The next day we found ourselves on a similar fool's errand. The Theosophical Society has a large park in Adyar, southeast of the city center, where there's a library with arcane religious texts on display and a 400-year-old banyan tree on the grounds that can shade upwards of 3000 people. Sounds impressive, right? We agreed. We set out from Anna Salai, the center's main drag, on one of the buses our books said would take us to the gates of the park. Just spitballing the issue while waiting for the bus, I tried to get a rate for a rickshaw to the Theosophical Society. Those nine syllables were getting me nowhere, no matter how loud or how slow, so I tried "Adyar Library," an alternate name in our LP. "Adyar?" came the response. "Which hotel you going?"
So close, and yet...
The bus put us out a click and a half from Elliots Beach, which abuts the park on the latter's eastern border. That much we knew. We found the wall surrounding the grounds, but no gate. The gate's address was listed as Blavatsky Avenue, and every road sign (surprisingly there they were, and even in English!) only named numbered cross streets. First Main Road's Second Cross Street, and suchlike. We asked at the sidewalk bubble tea spot that didn't serve bubble tea, and they didn't know what we were asking. We asked the guy at the smokes'n'paan stall outside the no-bubble-tea spot, and he didn't know either. We asked a rickshaw driver who was waiting while his fare conducted business inside one of the homes or shops on one of the cross streets, and our smiling faces were met with the next in a long line of blank stares. Here we were, within sight of the wall surrounding 240 acres of private park containing a tree big enough to toilet paper half of India, and nobody knows how to get inside. Not only did nobody know how to get where we were going, they didn't even seem to know that such a place existed. We may as well have been asking for the directions to the Octopus's Garden, the Black Gate of Mordor, some acid fantasy inhabited by the irretrievably bent. They stared at us like we had frogs in our hair. By the time our last hope extinguished in the unknowing eyes of those we'd asked for help, the park's gates were set to close in minutes. Par for the course, we decided, packing it in and heading back to A's place, heads hanging and brains aching from the effort, leaving Chennai the next morning without having seen anything to justify our trouble.

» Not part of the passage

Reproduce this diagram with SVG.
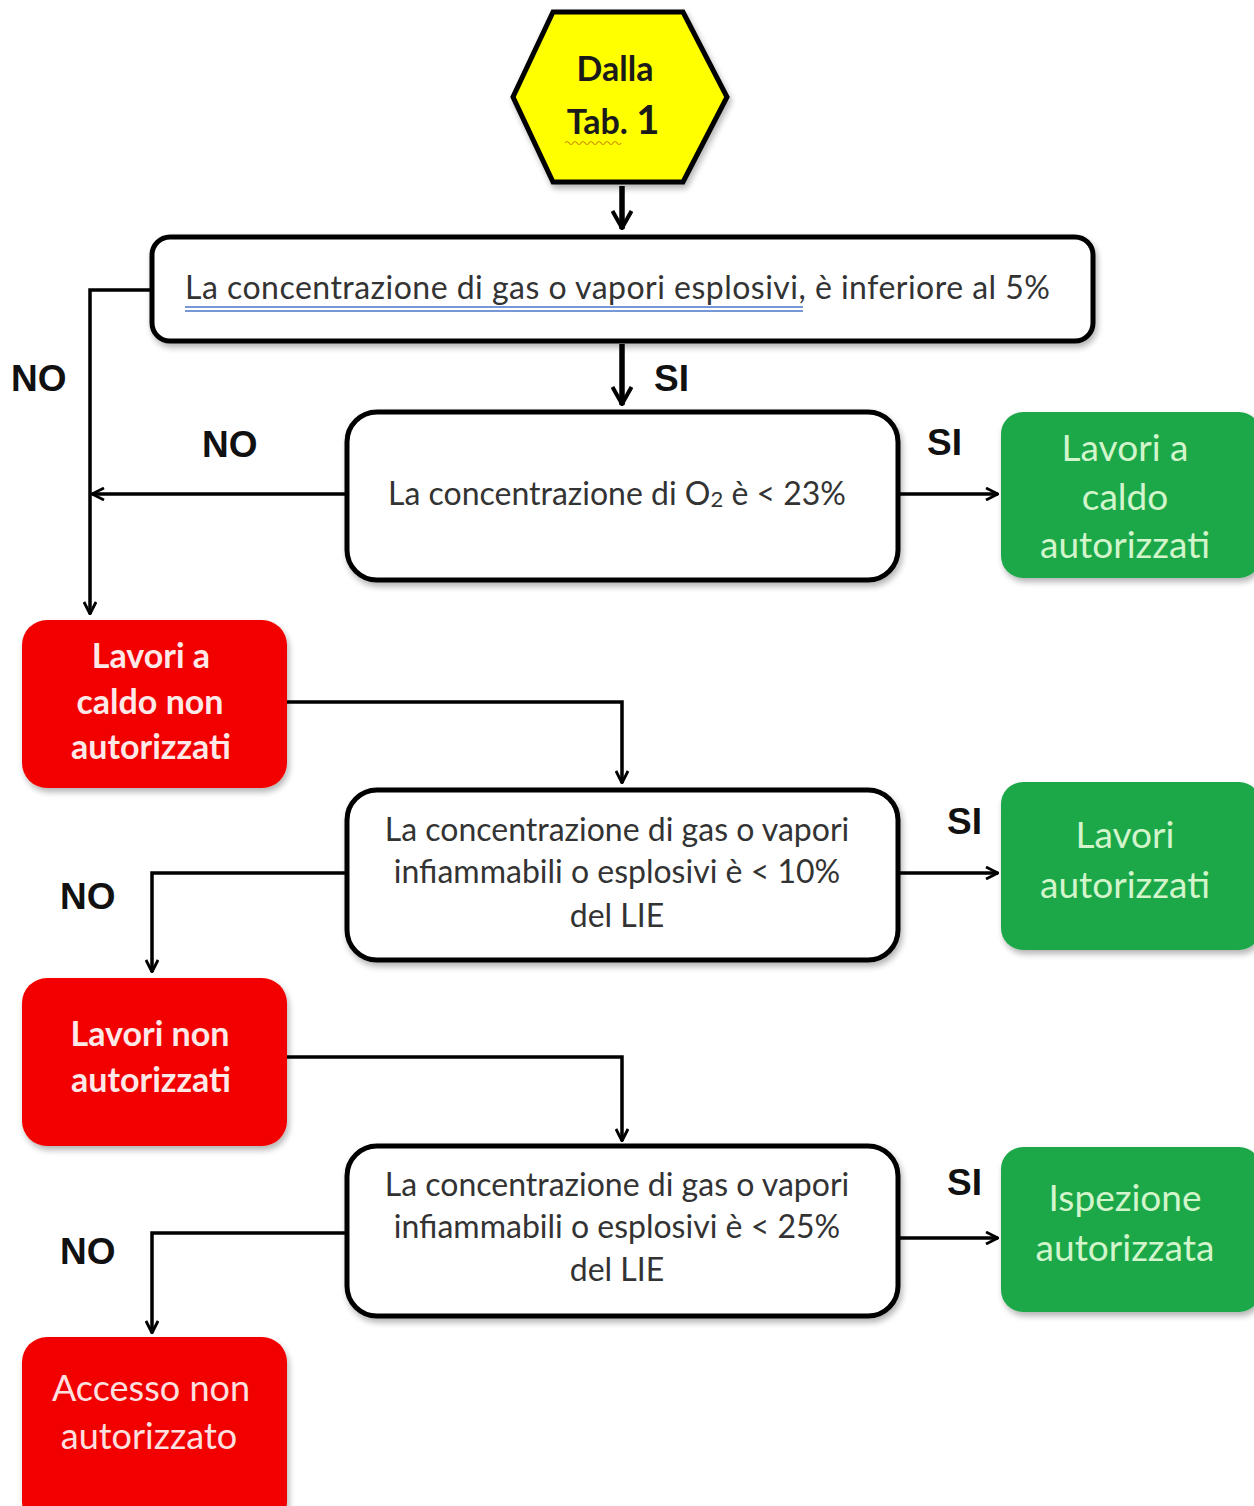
<svg xmlns="http://www.w3.org/2000/svg" width="1254" height="1506" viewBox="0 0 1254 1506">
<style>
.dec{fill:#fff;stroke:#000;stroke-width:5}
.ok{fill:#1DA84A}
.ko{fill:#F20000}
.t{font-family:Lato,"Liberation Sans",sans-serif;font-size:32px;fill:#333;text-anchor:middle}
.gt{font-family:Lato,"Liberation Sans",sans-serif;font-size:37px;fill:#D2F5CC;text-anchor:middle}
.rt{font-family:Lato,"Liberation Sans",sans-serif;font-size:34px;font-weight:bold;fill:#FFE8E8;text-anchor:middle}
.rt2{font-family:Lato,"Liberation Sans",sans-serif;font-size:36px;fill:#FFE0E0;text-anchor:middle}
.lbl{font-family:"Liberation Sans",Arial,sans-serif;font-size:37px;font-weight:bold;fill:#111}
.c{fill:none;stroke:#000;stroke-width:3.5}
.ct{fill:none;stroke:#000;stroke-width:5.5}
</style>
<defs>
<marker id="a" viewBox="0 0 14 14" refX="13" refY="7" markerWidth="14" markerHeight="14" markerUnits="userSpaceOnUse" orient="auto">
<path d="M1,1 L13,7 L1,13" fill="none" stroke="#000" stroke-width="2.8"/>
</marker>
<marker id="b" viewBox="0 0 20 22" refX="19" refY="11" markerWidth="20" markerHeight="22" markerUnits="userSpaceOnUse" orient="auto">
<path d="M1,1.5 L18,11 L1,20.5" fill="none" stroke="#000" stroke-width="4"/>
</marker>
<filter id="sh" x="-10%" y="-10%" width="125%" height="130%">
<feGaussianBlur in="SourceAlpha" stdDeviation="3"/>
<feOffset dx="2" dy="4" result="o"/>
<feComponentTransfer><feFuncA type="linear" slope="0.3"/></feComponentTransfer>
<feMerge><feMergeNode/><feMergeNode in="SourceGraphic"/></feMerge>
</filter>
</defs>

<g id="connectors">
<line class="ct" x1="622" y1="186" x2="622" y2="229" marker-end="url(#b)"/>
<line class="ct" x1="622" y1="344" x2="622" y2="405" marker-end="url(#b)"/>
<polyline class="c" points="152,290 90,290 90,614" marker-end="url(#a)"/>
<line class="c" x1="347" y1="494" x2="92" y2="494" marker-end="url(#a)"/>
<line class="c" x1="898" y1="494" x2="998" y2="494" marker-end="url(#a)"/>
<polyline class="c" points="287,702 622,702 622,783" marker-end="url(#a)"/>
<polyline class="c" points="347,873 152,873 152,972" marker-end="url(#a)"/>
<line class="c" x1="898" y1="873" x2="998" y2="873" marker-end="url(#a)"/>
<polyline class="c" points="287,1057 622,1057 622,1141" marker-end="url(#a)"/>
<polyline class="c" points="347,1233 152,1233 152,1333" marker-end="url(#a)"/>
<line class="c" x1="898" y1="1238" x2="998" y2="1238" marker-end="url(#a)"/>
<text class="lbl" x="11" y="391">NO</text>
<text class="lbl" x="654" y="391">SI</text>
<text class="lbl" x="202" y="457">NO</text>
<text class="lbl" x="927" y="455">SI</text>
<text class="lbl" x="60" y="909">NO</text>
<text class="lbl" x="947" y="834">SI</text>
<text class="lbl" x="60" y="1264">NO</text>
<text class="lbl" x="947" y="1195">SI</text>
</g>

<g id="start">
<polygon points="553,12 683,12 727,97 683,182 553,182 513,97" fill="#FFFF00" stroke="#000" stroke-width="5" filter="url(#sh)"/>
<text x="615" y="81" style="font-family:Lato,'Liberation Sans',sans-serif;font-size:34px;font-weight:bold;fill:#1a1a1a;text-anchor:middle">Dalla</text>
<text x="613" y="134" style="font-family:Lato,'Liberation Sans',sans-serif;font-size:34px;font-weight:bold;fill:#1a1a1a;text-anchor:middle">Tab. <tspan font-size="40">1</tspan></text>
<path d="M565,143 q2,-3 4,0 t4,0 t4,0 t4,0 t4,0 t4,0 t4,0 t4,0 t4,0 t4,0 t4,0 t4,0 t4,0 t4,0" fill="none" stroke="#D08A00" stroke-width="1.2"/>
</g>

<g id="q1">
<rect class="dec" x="152" y="237" width="941" height="104" rx="18" filter="url(#sh)"/>
<text class="t" x="185" y="299" style="text-anchor:start" textLength="865" lengthAdjust="spacing">La concentrazione  di gas o vapori esplosivi, è inferiore al 5%</text>
<line x1="185" y1="307" x2="803" y2="307" stroke="#4A74C9" stroke-width="1.6"/>
<line x1="185" y1="311" x2="803" y2="311" stroke="#4A74C9" stroke-width="1.6"/>
</g>

<g id="q2">
<rect class="dec" x="347" y="412" width="551" height="168" rx="30" filter="url(#sh)"/>
<text class="t" x="617" y="505">La concentrazione  di O<tspan font-size="22" dy="2">2</tspan><tspan dy="-2"> è &lt; 23%</tspan></text>
</g>

<g id="ok1">
<rect class="ok" x="1001" y="412" width="260" height="166" rx="22" filter="url(#sh)"/>
<text class="gt" x="1125" y="461">Lavori a</text>
<text class="gt" x="1125" y="510">caldo</text>
<text class="gt" x="1125" y="558">autorizzati</text>
</g>

<g id="ko1">
<rect class="ko" x="22" y="620" width="265" height="168" rx="25" filter="url(#sh)"/>
<text class="rt" x="151" y="668">Lavori a</text>
<text class="rt" x="150" y="714">caldo non</text>
<text class="rt" x="151" y="759">autorizzati</text>
</g>

<g id="q3">
<rect class="dec" x="347" y="790" width="551" height="170" rx="30" filter="url(#sh)"/>
<text class="t" x="617" y="841">La concentrazione  di gas o vapori</text>
<text class="t" x="617" y="883">infiammabili o esplosivi  è &lt; 10%</text>
<text class="t" x="617" y="927">del LIE</text>
</g>

<g id="ok2">
<rect class="ok" x="1001" y="782" width="260" height="168" rx="22" filter="url(#sh)"/>
<text class="gt" x="1125" y="848">Lavori</text>
<text class="gt" x="1125" y="898">autorizzati</text>
</g>

<g id="ko2">
<rect class="ko" x="22" y="978" width="265" height="168" rx="25" filter="url(#sh)"/>
<text class="rt" x="150" y="1046">Lavori non</text>
<text class="rt" x="151" y="1092">autorizzati</text>
</g>

<g id="q4">
<rect class="dec" x="347" y="1146" width="551" height="170" rx="30" filter="url(#sh)"/>
<text class="t" x="617" y="1196">La concentrazione  di gas o vapori</text>
<text class="t" x="617" y="1238">infiammabili o esplosivi  è &lt; 25%</text>
<text class="t" x="617" y="1281">del LIE</text>
</g>

<g id="ok3">
<rect class="ok" x="1001" y="1147" width="260" height="165" rx="22" filter="url(#sh)"/>
<text class="gt" x="1125" y="1211">Ispezione</text>
<text class="gt" x="1125" y="1261">autorizzata</text>
</g>

<g id="ko3">
<rect class="ko" x="22" y="1337" width="265" height="190" rx="25" filter="url(#sh)"/>
<text class="rt2" x="151" y="1401">Accesso non</text>
<text class="rt2" x="149" y="1449">autorizzato</text>
</g>
</svg>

But some days it's like that. Central Mumbai is a very walkable city, easy to navigate and fun besides. Chennai, not so much. Our maps were not granular enough to be of any assistance beyond figuring which part of town we might be in. Even then, Chennai's a booming city and our maps, granular or not, were at least two years old. Them's the breaks. They can't all be winners, kid.
From the disappointment of Chennai we headed south to Mamallapuram, a stone-carving beachside town that was tiny and easily navigable and presented a perfect chance to clean the frogshit out of our hair. We're now in Pondicherry, a city independent of Tamil Nadu that was held by France until the late 1950's. Here we have encountered the pleasant surprise that is hearing the Parisian tongue spoken by Indian mouths. Yet another curiousity in this land of contradictions, our guesthouse is owned by the Sri Aurobindo Ashram, the main draw for foreigners in Pondy. There's a utopian village on the outskirts of town, funded by the ashram and home to almost 2000 "citizens of the world." D and I are a little creeped out by the whole issue, which is a bit too Heaven's Gate for our tastes. Get this: there's a picture over our bed of the movement's late matriarch, known simply as "The Mother." I've had to fight the impulse to turn it facing the wall, but I think they might be watching and we like the room.
So Mom will watch over our restful slumber for another two nights, we'll rise for croissants in the morning and sip espresso in the afternoon, and Thursday we hop a 13-hour train to Trivandrum, in Kerala. They call it "God's Own Country" in all the Tourism Department literature. Given the Babel trip we've been on these last ten days, it won't surprise me to arrive and find a big grey-haired Jerry-Garcia-lookin' dude smiling down from the sky, shouting in God's Own Language, speaking louder when we don't understand.